Resulta que mi viejo coche ha decidido que necesita una merecida jubilación tras casi 15 años de servicio.
Fui al concesionario, y allí no tardé ni dos minutos en poner las cartas sobre la mesa y confesar mi mayor temor al vendedor: que la entrega del coche se retrasara y me quedase sin coche durante meses.
A pesar de estar desnudando mis miedos como cliente (el sueño húmedo de cualquier comercial), la única respuesta que recibí por su parte fue un “no te preocupes, no tendrás problemas de entrega”.
En plena crisis mundial de componentes y con las cadenas de montaje deteniendo su producción, eso no resultaba muy reconfortante, así que le hice yo la propuesta: podía asumir hasta un mes entero de retraso, pero si se demoraba más el concesionario me ponía un coche de cortesía.
De haber aceptado, le habría comprado el coche en aquel mismo instante.
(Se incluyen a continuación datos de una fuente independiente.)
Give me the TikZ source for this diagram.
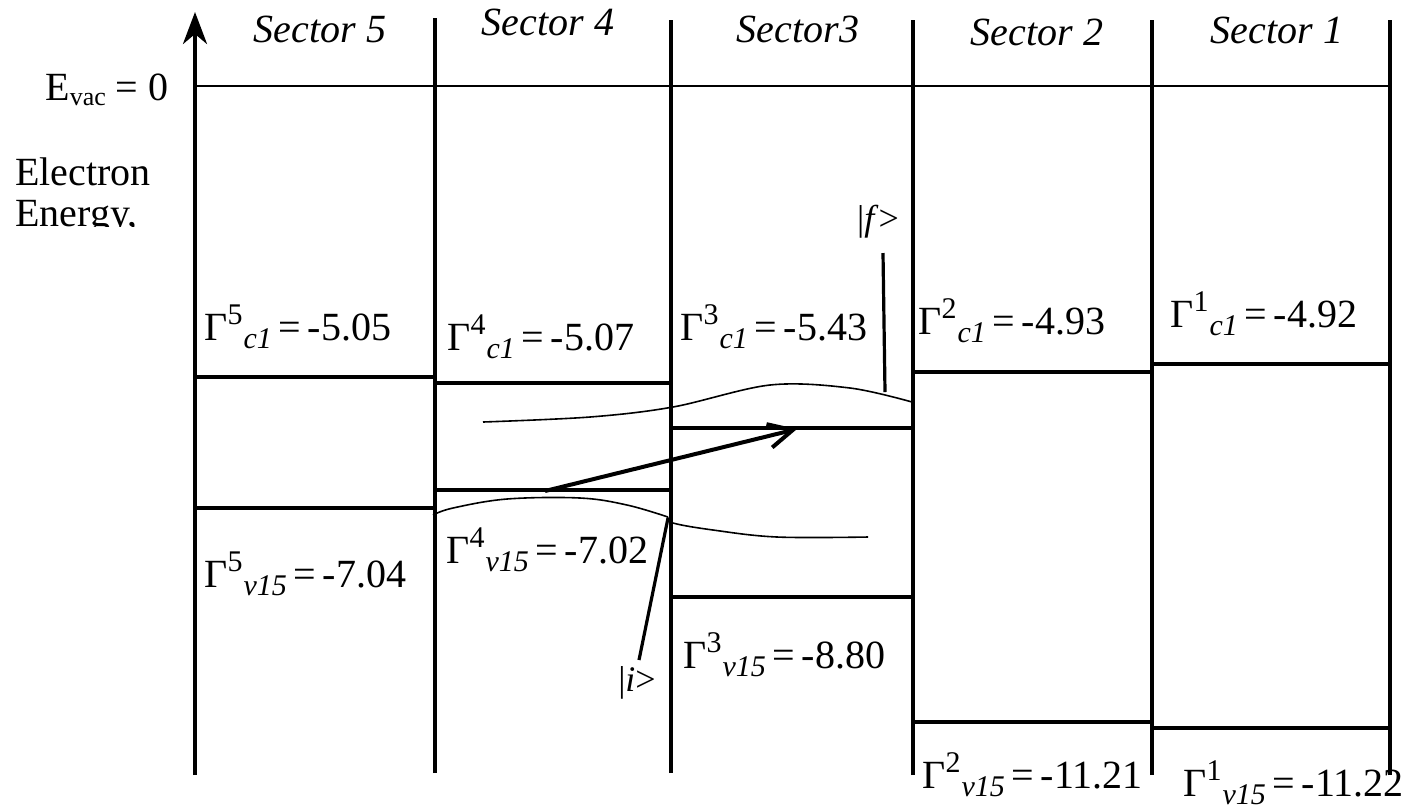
\documentclass[tikz,border=0pt]{standalone}
\usepackage{fontspec}
\setmainfont{Liberation Serif}
\usetikzlibrary{arrows.meta}
\newcommand\glev[3]{Γ\textsuperscript{\fontsize{15}{18}\selectfont #1}\raisebox{-0.45ex}{\fontsize{15}{18}\selectfont\itshape #2}\,=\,#3}
\begin{document}
\begin{tikzpicture}[x=0.5pt,y=-0.5pt,
  lev/.style={line width=2pt},
  wall/.style={line width=2pt},
  vac/.style={line width=0.9pt},
  wave/.style={line width=0.8pt},
  pointer/.style={line width=1.6pt},
  lab/.style={anchor=base west,inner sep=0pt,font=\fontsize{20}{24}\selectfont},
  sec/.style={anchor=base,inner sep=0pt,font=\fontsize{20}{24}\selectfont\itshape},
  side/.style={anchor=base west,inner sep=0pt,font=\fontsize{20}{24}\selectfont},
  ket/.style={anchor=center,inner sep=0pt,font=\fontsize{18}{22}\selectfont},
]
\useasboundingbox (0,0) rectangle (1407,811);

% sector boundaries
\coordinate (a0) at (195,775); \coordinate (a1) at (195,12);
\coordinate (b0) at (435,773); \coordinate (b1) at (435,18);
\coordinate (c0) at (671,773); \coordinate (c1) at (671,20);
\coordinate (d0) at (913,775); \coordinate (d1) at (913,20);
\coordinate (e0) at (1152,775); \coordinate (e1) at (1152,20);
\coordinate (f0) at (1390,775); \coordinate (f1) at (1390,20);
\draw[wall,-{Stealth[length=16pt,width=12pt,inset=5pt]}] (a0) -- (a1);
\draw[wall] (b0) -- (b1);
\draw[wall] (c0) -- (c1);
\draw[wall] (d0) -- (d1);
\draw[wall] (e0) -- (e1);
\draw[wall] (f0) -- (f1);

% vacuum level
\draw[vac] (195,86) -- (1390,86);

% sector labels
\node[sec] (s5) at (320,42) {Sector 5};
\node[sec] (s4) at (548,35) {Sector 4};
\node[sec] (s3) at (798,42) {Sector3};
\node[sec] (s2) at (1037,45) {Sector 2};
\node[sec] (s1) at (1277,43) {Sector 1};

% left labels
\node[side] (evac) at (45,100) {E\raisebox{-0.3ex}{\fontsize{13}{15}\selectfont vac} = 0};
\begin{scope}
\clip (0,0) rectangle (190,226);
\node[side] (el) at (15,185) {Electron};
\node[side] (en) at (15,226) {Energy,};
\end{scope}

% conduction levels
\draw[lev] (195,377) -- (435,377);
\draw[lev] (435,383) -- (671,383);
\draw[lev] (671,428) -- (913,428);
\draw[lev] (913,372) -- (1152,372);
\draw[lev] (1152,364) -- (1390,364);
% valence levels
\draw[lev] (195,508) -- (435,508);
\draw[lev] (435,490) -- (671,490);
\draw[lev] (671,597) -- (913,597);
\draw[lev] (913,722) -- (1152,722);
\draw[lev] (1152,728) -- (1390,728);

% level labels
\node[lab] (g5c) at (204,340) {\glev{5}{c1}{-5.05}};
\node[lab] (g4c) at (447,350) {\glev{4}{c1}{-5.07}};
\node[lab] (g3c) at (680,340) {\glev{3}{c1}{-5.43}};
\node[lab] (g2c) at (918,334) {\glev{2}{c1}{-4.93}};
\node[lab] (g1c) at (1170,327) {\glev{1}{c1}{-4.92}};
\node[lab] (g5v) at (204,587) {\glev{5}{v15}{-7.04}};
\node[lab] (g4v) at (446,563) {\glev{4}{v15}{-7.02}};
\node[lab] (g3v) at (683,668) {\glev{3}{v15}{-8.80}};
\node[lab] (g2v) at (922,788) {\glev{2}{v15}{-11.21}};
\node[lab] (g1v) at (1183,796) {\glev{1}{v15}{-11.22}};

% wavefunctions
\draw[wave] plot[smooth,tension=0.55] coordinates {(483,422) (590,417) (673,407) (770,385) (850,388) (912,402)};
\draw[wave] plot[smooth,tension=0.6] coordinates {(433,515) (453,508) (507,499) (580,498) (627,505) (668,517)};
\draw[wave] plot[smooth,tension=0.6] coordinates {(668,517) (673,523) (713,530) (777,537) (868,537)};

% transition arrow
\coordinate (ti) at (545,491);
\coordinate (tf) at (797,429);
\draw[line width=2pt,-{Straight Barb[length=12pt,width=12pt,line width=2pt]}] (ti) -- (tf);

% ket labels and pointers
\node[ket] (kf) at (878,222) {|\textit{f}>};
\coordinate (fb) at (885,392);
\coordinate (ft) at (883,253);
\draw[pointer] (fb) -- (ft);
\node[ket] (ki) at (637,683) {|\textit{i}>};
\coordinate (it) at (668,518);
\coordinate (ib) at (639,660);
\draw[pointer] (it) -- (ib);
\end{tikzpicture}
\end{document}
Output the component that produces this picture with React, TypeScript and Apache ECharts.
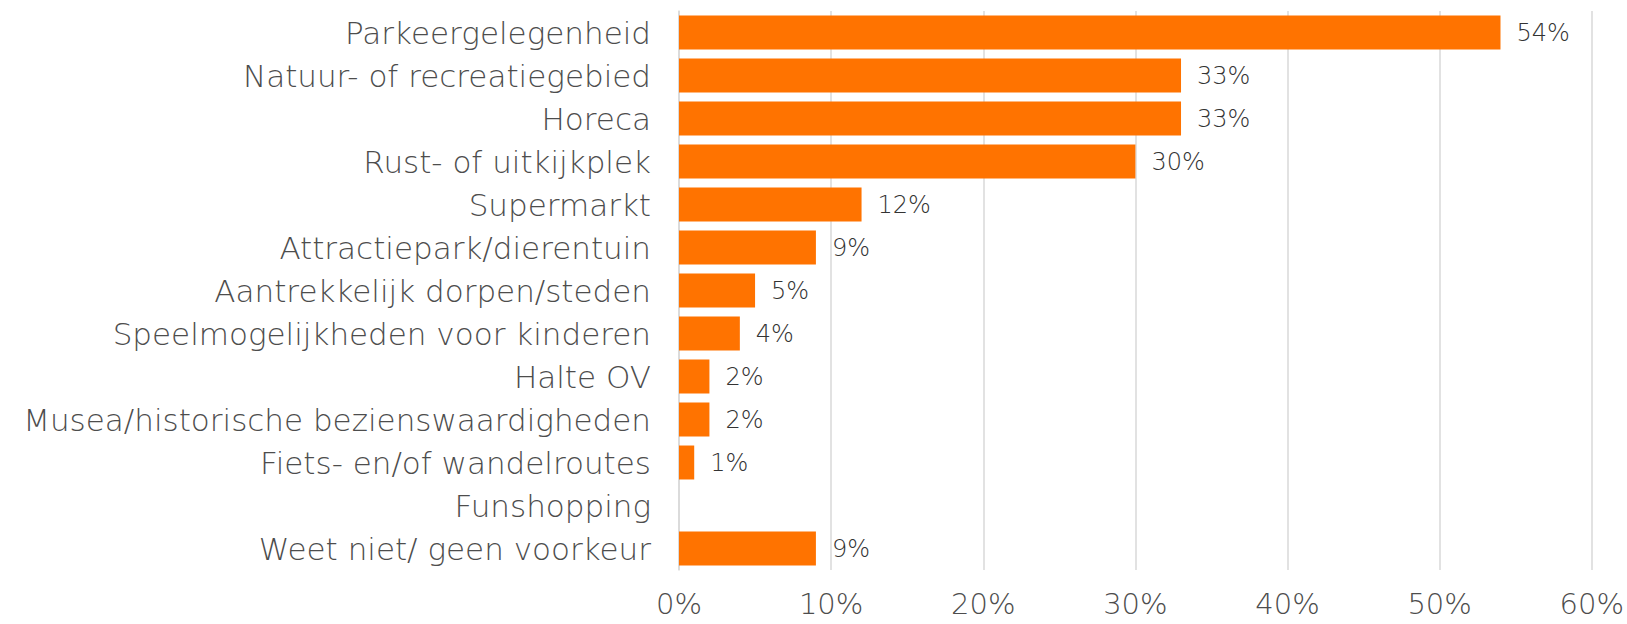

Sin embargo, su réplica fue de nuevo “no tendrás problemas, confía en mí”, como si fuéramos viejos amigos que llevan años haciendo negocios juntos.
Sin poder arrancarle una propuesta concreta, perdió la venta. Un vendedor de coches de alta gama fue incapaz de proponerle una solución a su cliente —la que fuera— más allá del clásico e infundado alegato a la confianza.
Te cuento todo esto porque creo que la forma de enfocar las responsabilidades profesionales, incluso cuando estamos quemados, dice mucho de alguien. Nos habla de nuestra capacidad de perseverar en las dificultades y enfrentarnos a retos, y eso nos va a suceder hasta en el empleo de nuestros sueños.
Por eso, cuando me encuentro con personas que me dicen estar hartas de su trabajo, a menudo pienso para mí mismo “cuidado, quizás sea su trabajo quien está harto de ellas”.
Ponte manos a la obra antes de que eso te ocurra.